A confirmation hearing is designed to reinforce the legislature’s role of checking the administration. It is an important institution to uphold and advance democracy. In democratic states, institutions are as valuable as elections.

Since the Cold War, few democratic states have been toppled by military coups and dictatorships have become unacceptable. Democracy is under challenge today mostly from populism. Democracy is in crisis when an elected leader defies the separation of powers and attempts to wield mighty power. Leaders like Nicolás Maduro of Venezuela, Viktor Orban of Hungary and Recep Tayyip Erdogan of Turkey are such examples. After they were elected to power, they destabilized democratic institutions like law enforcement agencies, legislatures and the press to demoralize democracy and endanger their countries.

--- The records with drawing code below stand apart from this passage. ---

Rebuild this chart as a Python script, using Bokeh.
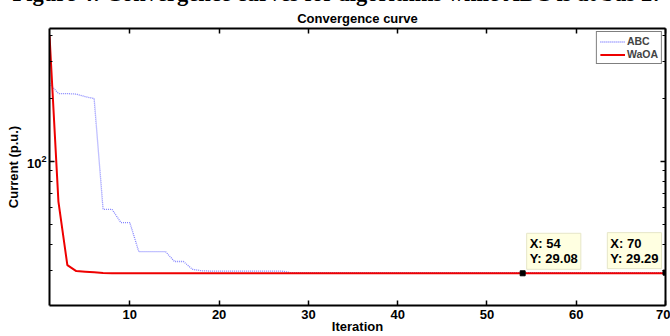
from bokeh.plotting import figure
from bokeh.models import (FixedTicker, LinearAxis, LogAxis, Range1d, Label,
                          Legend, LegendItem, Title)
from bokeh.embed import file_html
from bokeh.resources import INLINE

# ---------------- data ----------------
iterations = list(range(1, 71))
abc = [235, 210, 210, 209, 203, 199, 58.8, 58.8, 50.8, 50.8,
       36.9, 36.9, 36.9, 36.9, 33.1, 33.1, 30.4, 29.9, 29.8, 29.8,
       29.8, 29.8, 29.8, 29.8, 29.8, 29.8, 29.8, 29.29, 29.29, 29.29,
       29.29, 29.29, 29.29, 29.29, 29.29, 29.29, 29.29, 29.29, 29.29, 29.29,
       29.29, 29.29, 29.29, 29.29, 29.29, 29.29, 29.29, 29.29, 29.29, 29.29,
       29.29, 29.29, 29.29, 29.29, 29.29, 29.29, 29.29, 29.29, 29.29, 29.29,
       29.29, 29.29, 29.29, 29.29, 29.29, 29.29, 29.29, 29.29, 29.29, 29.29]
waoa = [400, 64, 31.8, 29.8, 29.6, 29.4, 29.2, 29.1, 29.08, 29.08,
        29.08, 29.08, 29.08, 29.08, 29.08, 29.08, 29.08, 29.08, 29.08, 29.08,
        29.08, 29.08, 29.08, 29.08, 29.08, 29.08, 29.08, 29.08, 29.08, 29.08,
        29.08, 29.08, 29.08, 29.08, 29.08, 29.08, 29.08, 29.08, 29.08, 29.08,
        29.08, 29.08, 29.08, 29.08, 29.08, 29.08, 29.08, 29.08, 29.08, 29.08,
        29.08, 29.08, 29.08, 29.08, 29.08, 29.08, 29.08, 29.08, 29.08, 29.08,
        29.08, 29.08, 29.08, 29.08, 29.08, 29.08, 29.08, 29.08, 29.08, 29.08]
x_ticks = [10, 20, 30, 40, 50, 60, 70]
y_major = [100]
y_minor = [30, 40, 50, 60, 70, 80, 90, 200, 300, 400]
tip_x = [54, 70]
tip_y = [29.08, 29.29]
tip_side = ["right", "left"]

FONT = "Liberation Sans"
caption = "Figure 4: Convergence curves for algorithms while ABC is at bus 27"
chart_title = "Convergence curve"
x_label = "Iteration"
y_label = "Current (p.u.)"

SHIFT = 22  # the caption strip of the source is cut at the top of the page
p = figure(width=670, height=336 + SHIFT, x_range=Range1d(1, 70),
           y_range=Range1d(20.4, 430), y_axis_type="log",
           output_backend="svg", toolbar_location=None, title=None,
           min_border_left=49, min_border_right=5,
           min_border_top=0, min_border_bottom=30)
p.styles = {"margin-top": f"-{SHIFT}px"}
p.outline_line_color = None
p.xgrid.visible = False
p.ygrid.visible = False
p.background_fill_color = "white"

xt = FixedTicker(ticks=x_ticks, minor_ticks=[])
yt = FixedTicker(ticks=y_major, minor_ticks=y_minor)


def style(ax):
    ax.axis_line_width = 2
    ax.axis_line_color = "black"
    ax.major_tick_in = 5
    ax.major_tick_out = 0
    ax.minor_tick_in = 3
    ax.minor_tick_out = 0
    ax.major_tick_line_width = 1.5
    ax.minor_tick_line_width = 1
    ax.major_label_text_font = FONT
    ax.major_label_text_font_style = "bold"
    ax.major_label_text_font_size = "13px"
    ax.major_label_text_color = "black"
    ax.axis_label_text_font = FONT
    ax.axis_label_text_font_style = "bold"
    ax.axis_label_text_font_size = "13px"
    ax.axis_label_text_color = "black"


xa = p.xaxis[0]
xa.ticker = xt
style(xa)
xa.major_label_text_line_height = 0.9
xa.axis_label_text_line_height = 0.9
xa.major_label_standoff = 4
xa.axis_label = x_label
xa.axis_label_standoff = -3

ya = p.yaxis[0]
ya.ticker = yt
style(ya)
ya.major_label_standoff = 3
ya.axis_label = y_label
ya.axis_label_standoff = 3

top = LinearAxis(ticker=xt, major_label_overrides={t: "" for t in x_ticks})
style(top)
top.major_label_standoff = 0
top.major_label_text_font_size = "0px"
p.add_layout(top, "above")
right = LogAxis(ticker=yt, major_label_overrides={t: "" for t in y_major})
style(right)
right.major_label_standoff = 0
right.major_label_text_font_size = "0px"
p.add_layout(right, "right")

p.add_layout(Title(text=chart_title, align="center", standoff=6,
                   text_font=FONT, text_font_style="bold",
                   text_font_size="13px", text_color="black"), "above")
p.add_layout(Title(text=caption, align="left", offset=-37, standoff=0,
                   text_font="Liberation Serif", text_font_style="bold",
                   text_font_size="22.5px", text_color="black"), "above")

r_abc = p.line(iterations, abc, line_color="#7070ff", line_width=1.3,
               line_dash="1 1", line_alpha=0.85)
r_waoa = p.line(iterations, waoa, line_color="#ee0000", line_width=2)

legend = Legend(items=[LegendItem(label="ABC", renderers=[r_abc]),
                       LegendItem(label="WaOA", renderers=[r_waoa])],
                location="top_right")
legend.border_line_color = "black"
legend.border_line_width = 1.2
legend.label_text_font = FONT
legend.label_text_font_style = "bold"
legend.label_text_font_size = "10.5px"
legend.glyph_width = 25
legend.glyph_height = 11
legend.label_height = 11
legend.label_standoff = 2
legend.spacing = 1
legend.padding = 3
legend.margin = 3
p.add_layout(legend)

p.scatter(tip_x, tip_y, marker="square", size=5, color="black")
for tx, ty, side in zip(tip_x, tip_y, tip_side):
    p.add_layout(Label(x=tx, y=ty, x_offset=4 if side == "right" else -4,
                       y_offset=4,
                       text=f"X: {tx}\nY: {ty:.2f}",
                       anchor="bottom_left" if side == "right" else "bottom_right",
                       padding=3, text_font=FONT, text_font_style="bold",
                       text_font_size="13px", text_color="black",
                       text_line_height=1.0,
                       background_fill_color="#ffffe1",
                       border_line_color="#e6e6c8", border_line_width=1))

open("out.html", "w").write(file_html(p, INLINE))
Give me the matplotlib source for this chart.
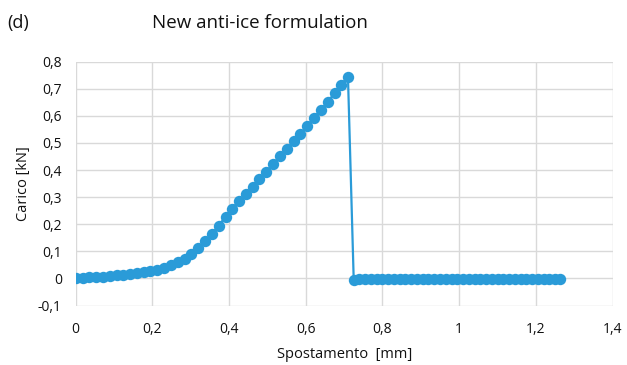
import matplotlib
matplotlib.use("Agg")
import matplotlib.pyplot as plt
from matplotlib.ticker import FuncFormatter

plt.rcParams['font.family'] = ['Open Sans', 'DejaVu Sans']

# Rising branch (displacement mm, load kN)
x_rise = [0.000, 0.018, 0.036, 0.053, 0.071, 0.089, 0.107, 0.124, 0.142, 0.160,
          0.178, 0.195, 0.213, 0.231, 0.249, 0.266, 0.284, 0.302, 0.320, 0.337,
          0.355, 0.373, 0.391, 0.408, 0.426, 0.444, 0.462, 0.479, 0.497, 0.515,
          0.533, 0.550, 0.568, 0.586, 0.604, 0.621, 0.639, 0.657, 0.675, 0.692,
          0.710]
y_rise = [0.000, 0.002, 0.004, 0.005, 0.007, 0.010, 0.012, 0.014, 0.016, 0.019,
          0.022, 0.027, 0.032, 0.039, 0.048, 0.059, 0.073, 0.090, 0.112, 0.137,
          0.165, 0.195, 0.228, 0.258, 0.286, 0.312, 0.338, 0.366, 0.394, 0.423,
          0.451, 0.478, 0.506, 0.534, 0.563, 0.593, 0.622, 0.652, 0.683, 0.714,
          0.745]
# After failure
x_tail = [0.725, 0.740, 0.755, 0.770, 0.785, 0.800, 0.815, 0.830, 0.845, 0.860,
          0.875, 0.890, 0.905, 0.920, 0.935, 0.950, 0.965, 0.980, 0.995, 1.010,
          1.025, 1.040, 1.055, 1.070, 1.085, 1.100, 1.115, 1.130, 1.145, 1.160,
          1.175, 1.190, 1.205, 1.220, 1.235, 1.250, 1.262]
y_tail = [-0.006, -0.003, -0.002, -0.002, -0.002, -0.002, -0.002, -0.002, -0.002, -0.002,
          -0.002, -0.002, -0.002, -0.002, -0.002, -0.002, -0.002, -0.002, -0.002, -0.002,
          -0.002, -0.002, -0.002, -0.002, -0.002, -0.002, -0.002, -0.002, -0.002, -0.002,
          -0.002, -0.002, -0.002, -0.002, -0.002, -0.002, -0.002]

x_ticks = [0, 0.2, 0.4, 0.6, 0.8, 1.0, 1.2, 1.4]
y_ticks = [-0.1, 0, 0.1, 0.2, 0.3, 0.4, 0.5, 0.6, 0.7, 0.8]

xs = x_rise + x_tail
ys = y_rise + y_tail

fig = plt.figure(figsize=(6.27, 3.65), dpi=100)
ax = fig.add_axes([0.1207, 0.163, 0.8563, 0.668])
color = '#2a9bd8'
ax.plot(xs, ys, color=color, lw=1.6, marker='o', markersize=8.2,
        markeredgewidth=0, zorder=3)

ax.set_xlim(0, 1.4)
ax.set_ylim(-0.1, 0.8)
ax.set_xticks(x_ticks)
ax.set_yticks(y_ticks)

def fmt(v, pos):
    s = f"{v:.1f}".rstrip('0').rstrip('.')
    if s in ('-0',):
        s = '0'
    return s.replace('.', ',')

ax.xaxis.set_major_formatter(FuncFormatter(fmt))
ax.yaxis.set_major_formatter(FuncFormatter(fmt))
for s in ax.spines.values():
    s.set_visible(False)
ax.grid(True, color='#d9d9d9', lw=1.0)
ax.set_axisbelow(True)
ax.tick_params(axis='y', length=0, labelsize=10, colors='#111111', pad=10)
ax.tick_params(axis='x', length=0, labelsize=10, colors='#111111', pad=12)

ax.set_xlabel('Spostamento  [mm]', fontsize=10.5, labelpad=7, color='#111111')
ax.set_ylabel('Carico [kN]', fontsize=10.5, labelpad=5, color='#111111')
fig.text(0.415, 0.937, 'New anti-ice formulation', ha='center', va='center',
         fontsize=13.5, color='#111111')
fig.text(0.012, 0.937, '(d)', ha='left', va='center', fontsize=13, color='#111111')

fig.savefig('out.png', dpi=100)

Venezuela’s tragedy, where hungry people are fleeing their nation en masse, stems from the destabilization of institutions. Maduro carried out a judicial coup by influencing the top court and replacing the legislature with a constitutional committee comprised of his loyalists. This shows how democracy can be devastated when institutional pillars come down.

The U.S. Congress holds over 1,140 confirmation hearings on public officials. It is given the power to check a president’s power to make appointments. The institution of confirmation hearings must stay secure.